Café Society: la recensione

di FREDERIC PASCALI - La modernità fagocita il classico e ne assume le vesti nella maniera più accurata possibile. Accade tutto nel nuovo film di Woody Allen che per la prima volta nella sua carriera gira avvalendosi esclusivamente di telecamere digitali. Difficile accorgersene, sia per l’innovazione tecnologica sempre più vicina alla pellicola 35mm, sia per la fotografia magistralmente diretta dal tre volte premio Oscar Vittorio Storaro. Ne consegue un lavoro assolutamente da non perdere, sostenuto da dialoghi brillanti incastonati su di una sceneggiatura, sempre di Allen, cesellata con la sapienza del grande artigiano.

Bobby Dorfman, giovane rampollo di una modesta famiglia ebrea newyorchese degli anni ’30 del Novecento, decide di tentare fortuna nel cinema recandosi a Los Angeles. Suo zio, Phil Stern, è titolare di una delle agenzie più note e importanti del settore e il suo aiuto può risultare determinante. Dopo una lunga anticamera durata svariate settimane il giovane finalmente viene assunto. Svolge piccole mansioni che tuttavia gli consentono di fare conoscenza con parte del jet set frequentato dallo zio e, soprattutto, di avvicinarsi a Vonnie, la segretaria di Phil.

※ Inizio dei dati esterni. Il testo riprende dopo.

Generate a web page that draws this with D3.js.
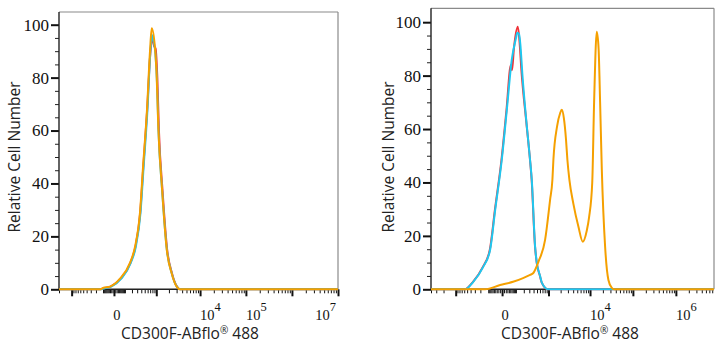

Se ne innamora perdutamente ma deve fare i conti con le sorprese che il mondo della “Café Society” gli riserva.

La nuova pellicola di Allen rovista nei meandri dorati degli anni ’30 hollywoodiani, con la leggerezza e la sagacia dell’ironia sottile che da sempre contraddistingue il modus operandi dell’autore newyorkese. Il suo repertorio classico ha carta bianca e di amore, sesso, ebrei, denaro e malavita si argomenta con lo stesso spirito di un gruppo di commensali a una cena di compleanno. Eccellenti le prove dei protagonisti e di tutto il cast in generale. Jesse Eisenberg, “Bobby Dorfman”, è perfettamente a suo agio in un ruolo che sembra tagliato apposta per lui e la chimica con Kristen Stewart, “Vonnie”, è quella giusta per catturare l’attenzione del grande pubblico. Gli elogi per tutta la produzione si sprecano e non possono non coinvolgere anche il lavoro sui costumi di Suzy Benzinger e il montaggio di Alisa Lepselter.